_AIM OF THE TASK_:
Please write out the lines of the data exactly, beginning with the first and ending with the line containing "import * as"; leave the pictures behind.

_STORED RECORDS_:
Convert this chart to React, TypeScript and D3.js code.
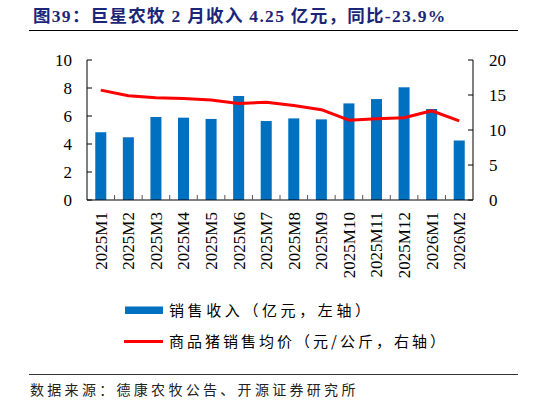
import React from "react";
import * as d3 from "d3";

const categories = ["2025M1","2025M2","2025M3","2025M4","2025M5","2025M6","2025M7","2025M8","2025M9","2025M10","2025M11","2025M12","2026M1","2026M2"];
const revenue = [4.84, 4.48, 5.93, 5.88, 5.79, 7.43, 5.64, 5.83, 5.76, 6.9, 7.21, 8.05, 6.5, 4.25];
const hogPrice = [15.7, 14.9, 14.6, 14.5, 14.3, 13.8, 13.95, 13.5, 12.9, 11.4, 11.6, 11.75, 12.75, 11.3];
const leftTicks = [0, 2, 4, 6, 8, 10];
const rightTicks = [0, 5, 10, 15, 20];

const W = 546, H = 404;
const plot = { left: 87, right: 473, top: 60, bottom: 200 };
const serif = "'Liberation Serif', 'Times New Roman', serif";
const cjk = "'Noto Sans CJK SC', sans-serif";

export default function App() {
  const x = d3.scaleBand().domain(categories).range([plot.left, plot.right]).paddingInner(0.6).paddingOuter(0.3);
  const xc = (c: string) => (x(c) as number) + x.bandwidth() / 2;
  const step = (plot.right - plot.left) / categories.length;
  const yL = d3.scaleLinear().domain([0, 10]).range([plot.bottom, plot.top]);
  const yR = d3.scaleLinear().domain([0, 20]).range([plot.bottom, plot.top]);
  const line = d3.line<number>().x((_, i) => xc(categories[i])).y(d => yR(d));

  return (
    <svg width={W} height={H} style={{ position: "absolute", left: 0, top: 0, background: "#fff" }}>
      <text x={33} y={22} fontFamily={`${serif}, ${cjk}`} fontWeight="bold" fontSize={17.5} letterSpacing={1.3} fill="#1b2679">
        图39：巨星农牧 2 月收入 4.25 亿元，同比-23.9%
      </text>
      <line x1={29} x2={518} y1={30.5} y2={30.5} stroke="#000" strokeWidth={1} />

      {categories.map((c, i) => (
        <rect key={c} x={x(c)} y={yL(revenue[i])} width={x.bandwidth()} height={plot.bottom - yL(revenue[i])} fill="#0070C0" />
      ))}
      <path d={line(hogPrice) || ""} fill="none" stroke="#FF0000" strokeWidth={3} strokeLinejoin="round" />

      {/* axes */}
      <line x1={plot.left} x2={plot.right} y1={plot.bottom} y2={plot.bottom} stroke="#000" />
      <line x1={plot.left} x2={plot.left} y1={plot.top} y2={plot.bottom} stroke="#000" />
      <line x1={plot.right} x2={plot.right} y1={plot.top} y2={plot.bottom} stroke="#000" />
      {d3.range(1, categories.length).map(i => (
        <line key={i} x1={plot.left + i * step} x2={plot.left + i * step} y1={plot.bottom} y2={plot.bottom - 5} stroke="#555" />
      ))}
      {leftTicks.map(t => (
        <g key={t}>
          <line x1={plot.left} x2={plot.left + 5} y1={yL(t)} y2={yL(t)} stroke="#000" />
          <text x={plot.left - 15} y={yL(t)} dy="0.35em" textAnchor="end" fontFamily={serif} fontSize={17} fill="#000">{t}</text>
        </g>
      ))}
      {rightTicks.map(t => (
        <g key={t}>
          <line x1={plot.right - 5} x2={plot.right} y1={yR(t)} y2={yR(t)} stroke="#000" />
          <text x={plot.right + 16} y={yR(t)} dy="0.35em" textAnchor="start" fontFamily={serif} fontSize={17} fill="#000">{t}</text>
        </g>
      ))}
      {categories.map(c => (
        <text key={c} transform={`translate(${xc(c)},${plot.bottom + 12}) rotate(-90)`} dy="0.35em" textAnchor="end" fontFamily={serif} fontSize={17} fill="#000">{c}</text>
      ))}

      {/* legend */}
      <rect x={125} y={306.5} width={38} height={7.5} fill="#0070C0" />
      <text x={169} y={310.5} dy="0.35em" fontFamily={cjk} fontSize={15} letterSpacing={3.6} fill="#000">销售收入（亿元，左轴）</text>
      <line x1={124} x2={163} y1={341.5} y2={341.5} stroke="#FF0000" strokeWidth={3} />
      <text x={169} y={341.5} dy="0.35em" fontFamily={cjk} fontSize={15} letterSpacing={3.0} fill="#000">商品猪销售均价（元/公斤，右轴）</text>

      <line x1={29} x2={518} y1={374.5} y2={374.5} stroke="#333" strokeWidth={1} />
      <text x={30} y={390} dy="0.35em" fontFamily={cjk} fontSize={14} letterSpacing={3.3} fill="#222">数据来源：德康农牧公告、开源证券研究所</text>
    </svg>
  );
}
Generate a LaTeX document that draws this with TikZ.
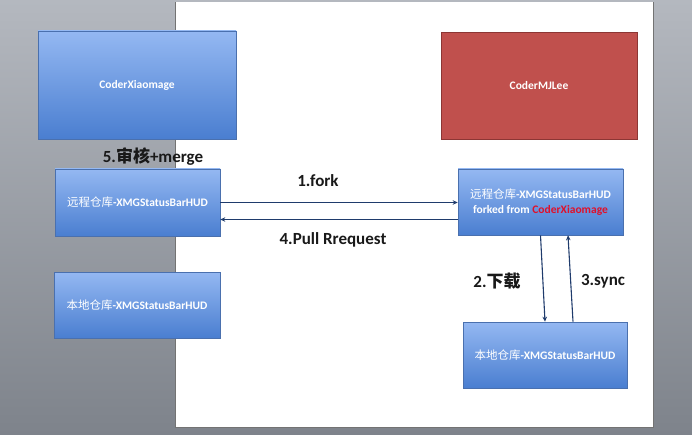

_WRITTEN RESPONSE_:
Convert this chart to React, TypeScript and D3.js code.
import React from "react";
import * as d3 from "d3";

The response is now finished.